I don't think I've ever read any of Art Chansky's books. I know I have a copy of The Dean's List: a Celebration of Tar Heel Basketball and Dean Smith, and I've flipped through it, but it's more of a coffee table book to be flipped through; I've never read it cover to cover. As for his other books, well, most of them always struck me as hagiographies with overly long subtitles. So I never picked them up, despite his position as basically the court historian for Carolina basketball. But I never thought ill of him, either.

Yesterday, Chansky was fired by Tar Heel Sports Properties after an e-mail he sent Holden Thorp in October surfaced as part of the FOIA request of communications involving the UNC football team. Chansky basically lobbied for UNC alums Eddie Fogler and Big Ten Commissioner Jim Delany to lead a coaching search to replace Butch Davis, should such a thing be required.

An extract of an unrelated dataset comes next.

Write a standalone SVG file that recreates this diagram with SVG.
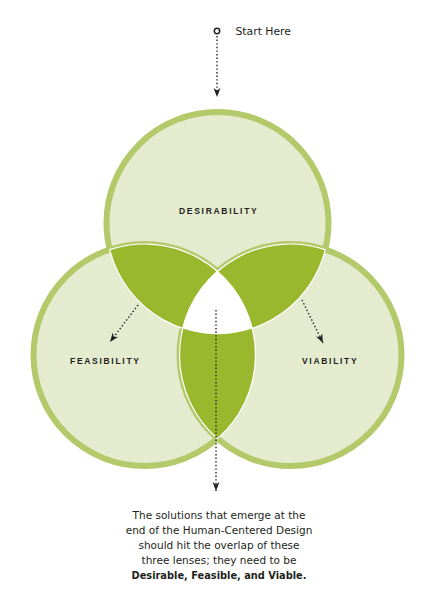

Such a thing, of course, was not required, and now Chansky is unemployed and I don't really know what to think. The coaching search offer itself is both presumptuous and bizarre; circumventing the athletic director to go straight to a new chancellor to try to get your friends jobs is a pretty slimy thing. (Also, Fogler's coaching search experience appears to be entirely basketball related.) You can't help but read into Chansky's sales pitch for Fogler an implicit criticism of the consultant Baddour hired for the last coaching search, Chuck Neinas

But as disturbing as I found the e-mail, the firing is pretty dodgy as well. Chansky has the incredibly uninformative title of Associate General Manager and Account Executive at THSP; I have absolutely no idea what he does outside of his book writing gigs. Having it publicized that he was coming out against the head football coach and the athletic director is going to make doing said job much tougher. One assumes the university had no part in this, but they're so intertwined it doesn't look good. No one's behaving really well here.

Also, the phrase "50-year reputation" rather chaps me with its specificity. That's a personal thing though.